▸ **Supplied material**:

----

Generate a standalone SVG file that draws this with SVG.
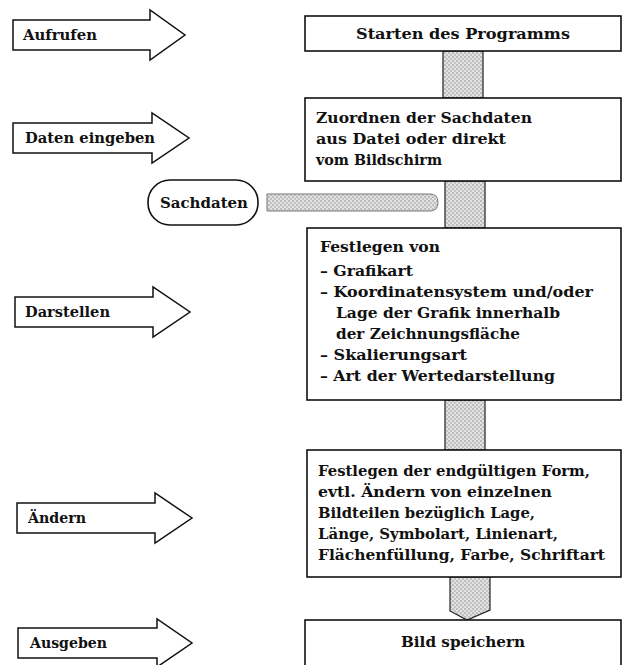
<svg xmlns="http://www.w3.org/2000/svg" width="623" height="665" viewBox="0 0 623 665">
  <defs>
    <!-- stippled fill used by the flow connectors -->
    <pattern id="stipple" width="4" height="4" patternUnits="userSpaceOnUse">
      <rect width="4" height="4" fill="#e2e2e2"/>
      <circle cx="1" cy="1" r="0.8" fill="#8c8c8c"/>
      <circle cx="3" cy="3" r="0.8" fill="#9a9a9a"/>
    </pattern>
  </defs>
  <style>
    .box { fill: #fff; stroke: #111; stroke-width: 1.6; }
    .act { fill: #fff; stroke: #111; stroke-width: 1.5; stroke-linejoin: miter; }
    .flow { fill: url(#stipple); stroke: #222; stroke-width: 1.2; }
    .feed { fill: url(#stipple); stroke: #777; stroke-width: 1; }
    text { font-family: "DejaVu Serif", "Liberation Serif", serif; font-weight: bold; font-size: 15.5px; fill: #111; }
    .lbl { font-size: 14.5px; }
    .c { text-anchor: middle; }
  </style>
  <rect width="623" height="665" fill="#fff"/>

  <!-- connectors between the steps -->
  <g id="connectors">
    <rect class="flow" x="443" y="51" width="40" height="47"/>
    <rect class="flow" x="445" y="181" width="40" height="47"/>
    <path class="feed" d="M267,194 H430 Q438,194 438,202.5 Q438,211 430,211 H267 Z"/>
    <rect class="flow" x="445" y="400" width="40" height="50"/>
    <path class="flow" d="M450,577 H490 V610 L467,620 L450,611 Z"/>
  </g>

  <!-- action arrows on the left -->
  <g id="arrow-aufrufen">
    <polygon class="act" points="13,20 150,20 150,10 185,35 150,60 150,50 13,50"/>
    <text class="lbl" x="23" y="40" textLength="74" lengthAdjust="spacingAndGlyphs">Aufrufen</text>
  </g>
  <g id="arrow-daten-eingeben">
    <polygon class="act" points="13,123 152,123 152,113 189,138 152,163 152,153 13,153"/>
    <text class="lbl" x="25" y="143" textLength="130" lengthAdjust="spacingAndGlyphs">Daten eingeben</text>
  </g>
  <g id="arrow-darstellen">
    <polygon class="act" points="15,297 153,297 153,287 190,312 153,337 153,327 15,327"/>
    <text class="lbl" x="25" y="317" textLength="85" lengthAdjust="spacingAndGlyphs">Darstellen</text>
  </g>
  <g id="arrow-aendern">
    <polygon class="act" points="17,503 155,503 155,493 192,518 155,543 155,533 17,533"/>
    <text class="lbl" x="28" y="523" textLength="58" lengthAdjust="spacingAndGlyphs">Ändern</text>
  </g>
  <g id="arrow-ausgeben">
    <polygon class="act" points="18,628 157,628 157,619 192,643 157,667 157,658 18,658"/>
    <text class="lbl" x="30" y="648" textLength="77" lengthAdjust="spacingAndGlyphs">Ausgeben</text>
  </g>

  <!-- data source -->
  <g id="sachdaten">
    <rect class="box" x="148" y="180" width="110" height="45" rx="22" ry="22"/>
    <text class="lbl" x="160" y="208" textLength="88" lengthAdjust="spacingAndGlyphs">Sachdaten</text>
  </g>

  <!-- process steps -->
  <g id="step-start">
    <rect class="box" x="305" y="16" width="316" height="35"/>
    <text class="c" x="463" y="39" textLength="214" lengthAdjust="spacingAndGlyphs">Starten des Programms</text>
  </g>
  <g id="step-zuordnen">
    <rect class="box" x="305" y="98" width="316" height="83"/>
    <text x="316" y="123" textLength="216" lengthAdjust="spacingAndGlyphs">Zuordnen der Sachdaten</text>
    <text x="316" y="144" textLength="190" lengthAdjust="spacingAndGlyphs">aus Datei oder direkt</text>
    <text x="316" y="165" textLength="126" lengthAdjust="spacingAndGlyphs">vom Bildschirm</text>
  </g>
  <g id="step-festlegen">
    <rect class="box" x="307" y="228" width="314" height="172"/>
    <text x="320" y="252" textLength="120" lengthAdjust="spacingAndGlyphs">Festlegen von</text>
    <text x="320" y="276" textLength="93" lengthAdjust="spacingAndGlyphs">– Grafikart</text>
    <text x="320" y="297" textLength="273" lengthAdjust="spacingAndGlyphs">– Koordinatensystem und/oder</text>
    <text x="336" y="318" textLength="224" lengthAdjust="spacingAndGlyphs">Lage der Grafik innerhalb</text>
    <text x="336" y="339" textLength="184" lengthAdjust="spacingAndGlyphs">der Zeichnungsfläche</text>
    <text x="320" y="360" textLength="147" lengthAdjust="spacingAndGlyphs">– Skalierungsart</text>
    <text x="320" y="381" textLength="235" lengthAdjust="spacingAndGlyphs">– Art der Wertedarstellung</text>
  </g>
  <g id="step-form">
    <rect class="box" x="307" y="450" width="314" height="127"/>
    <text x="318" y="476" textLength="272" lengthAdjust="spacingAndGlyphs">Festlegen der endgültigen Form,</text>
    <text x="318" y="497" textLength="234" lengthAdjust="spacingAndGlyphs">evtl. Ändern von einzelnen</text>
    <text x="318" y="518" textLength="217" lengthAdjust="spacingAndGlyphs">Bildteilen bezüglich Lage,</text>
    <text x="318" y="539" textLength="240" lengthAdjust="spacingAndGlyphs">Länge, Symbolart, Linienart,</text>
    <text x="318" y="560" textLength="287" lengthAdjust="spacingAndGlyphs">Flächenfüllung, Farbe, Schriftart</text>
  </g>
  <g id="step-speichern">
    <rect class="box" x="305" y="620" width="316" height="50"/>
    <text class="c" x="463" y="647" textLength="124" lengthAdjust="spacingAndGlyphs">Bild speichern</text>
  </g>
</svg>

----

▸ **Given task**:
From the data above, write out everything exactly except the pictures.

▸ **Response**:
Generate a standalone SVG file that draws this with SVG.
<svg xmlns="http://www.w3.org/2000/svg" width="623" height="665" viewBox="0 0 623 665">
  <defs>
    <!-- stippled fill used by the flow connectors -->
    <pattern id="stipple" width="4" height="4" patternUnits="userSpaceOnUse">
      <rect width="4" height="4" fill="#e2e2e2"/>
      <circle cx="1" cy="1" r="0.8" fill="#8c8c8c"/>
      <circle cx="3" cy="3" r="0.8" fill="#9a9a9a"/>
    </pattern>
  </defs>
  <style>
    .box { fill: #fff; stroke: #111; stroke-width: 1.6; }
    .act { fill: #fff; stroke: #111; stroke-width: 1.5; stroke-linejoin: miter; }
    .flow { fill: url(#stipple); stroke: #222; stroke-width: 1.2; }
    .feed { fill: url(#stipple); stroke: #777; stroke-width: 1; }
    text { font-family: "DejaVu Serif", "Liberation Serif", serif; font-weight: bold; font-size: 15.5px; fill: #111; }
    .lbl { font-size: 14.5px; }
    .c { text-anchor: middle; }
  </style>
  <rect width="623" height="665" fill="#fff"/>

  <!-- connectors between the steps -->
  <g id="connectors">
    <rect class="flow" x="443" y="51" width="40" height="47"/>
    <rect class="flow" x="445" y="181" width="40" height="47"/>
    <path class="feed" d="M267,194 H430 Q438,194 438,202.5 Q438,211 430,211 H267 Z"/>
    <rect class="flow" x="445" y="400" width="40" height="50"/>
    <path class="flow" d="M450,577 H490 V610 L467,620 L450,611 Z"/>
  </g>

  <!-- action arrows on the left -->
  <g id="arrow-aufrufen">
    <polygon class="act" points="13,20 150,20 150,10 185,35 150,60 150,50 13,50"/>
    <text class="lbl" x="23" y="40" textLength="74" lengthAdjust="spacingAndGlyphs">Aufrufen</text>
  </g>
  <g id="arrow-daten-eingeben">
    <polygon class="act" points="13,123 152,123 152,113 189,138 152,163 152,153 13,153"/>
    <text class="lbl" x="25" y="143" textLength="130" lengthAdjust="spacingAndGlyphs">Daten eingeben</text>
  </g>
  <g id="arrow-darstellen">
    <polygon class="act" points="15,297 153,297 153,287 190,312 153,337 153,327 15,327"/>
    <text class="lbl" x="25" y="317" textLength="85" lengthAdjust="spacingAndGlyphs">Darstellen</text>
  </g>
  <g id="arrow-aendern">
    <polygon class="act" points="17,503 155,503 155,493 192,518 155,543 155,533 17,533"/>
    <text class="lbl" x="28" y="523" textLength="58" lengthAdjust="spacingAndGlyphs">Ändern</text>
  </g>
  <g id="arrow-ausgeben">
    <polygon class="act" points="18,628 157,628 157,619 192,643 157,667 157,658 18,658"/>
    <text class="lbl" x="30" y="648" textLength="77" lengthAdjust="spacingAndGlyphs">Ausgeben</text>
  </g>

  <!-- data source -->
  <g id="sachdaten">
    <rect class="box" x="148" y="180" width="110" height="45" rx="22" ry="22"/>
    <text class="lbl" x="160" y="208" textLength="88" lengthAdjust="spacingAndGlyphs">Sachdaten</text>
  </g>

  <!-- process steps -->
  <g id="step-start">
    <rect class="box" x="305" y="16" width="316" height="35"/>
    <text class="c" x="463" y="39" textLength="214" lengthAdjust="spacingAndGlyphs">Starten des Programms</text>
  </g>
  <g id="step-zuordnen">
    <rect class="box" x="305" y="98" width="316" height="83"/>
    <text x="316" y="123" textLength="216" lengthAdjust="spacingAndGlyphs">Zuordnen der Sachdaten</text>
    <text x="316" y="144" textLength="190" lengthAdjust="spacingAndGlyphs">aus Datei oder direkt</text>
    <text x="316" y="165" textLength="126" lengthAdjust="spacingAndGlyphs">vom Bildschirm</text>
  </g>
  <g id="step-festlegen">
    <rect class="box" x="307" y="228" width="314" height="172"/>
    <text x="320" y="252" textLength="120" lengthAdjust="spacingAndGlyphs">Festlegen von</text>
    <text x="320" y="276" textLength="93" lengthAdjust="spacingAndGlyphs">– Grafikart</text>
    <text x="320" y="297" textLength="273" lengthAdjust="spacingAndGlyphs">– Koordinatensystem und/oder</text>
    <text x="336" y="318" textLength="224" lengthAdjust="spacingAndGlyphs">Lage der Grafik innerhalb</text>
    <text x="336" y="339" textLength="184" lengthAdjust="spacingAndGlyphs">der Zeichnungsfläche</text>
    <text x="320" y="360" textLength="147" lengthAdjust="spacingAndGlyphs">– Skalierungsart</text>
    <text x="320" y="381" textLength="235" lengthAdjust="spacingAndGlyphs">– Art der Wertedarstellung</text>
  </g>
  <g id="step-form">
    <rect class="box" x="307" y="450" width="314" height="127"/>
    <text x="318" y="476" textLength="272" lengthAdjust="spacingAndGlyphs">Festlegen der endgültigen Form,</text>
    <text x="318" y="497" textLength="234" lengthAdjust="spacingAndGlyphs">evtl. Ändern von einzelnen</text>
    <text x="318" y="518" textLength="217" lengthAdjust="spacingAndGlyphs">Bildteilen bezüglich Lage,</text>
    <text x="318" y="539" textLength="240" lengthAdjust="spacingAndGlyphs">Länge, Symbolart, Linienart,</text>
    <text x="318" y="560" textLength="287" lengthAdjust="spacingAndGlyphs">Flächenfüllung, Farbe, Schriftart</text>
  </g>
  <g id="step-speichern">
    <rect class="box" x="305" y="620" width="316" height="50"/>
    <text class="c" x="463" y="647" textLength="124" lengthAdjust="spacingAndGlyphs">Bild speichern</text>
  </g>
</svg>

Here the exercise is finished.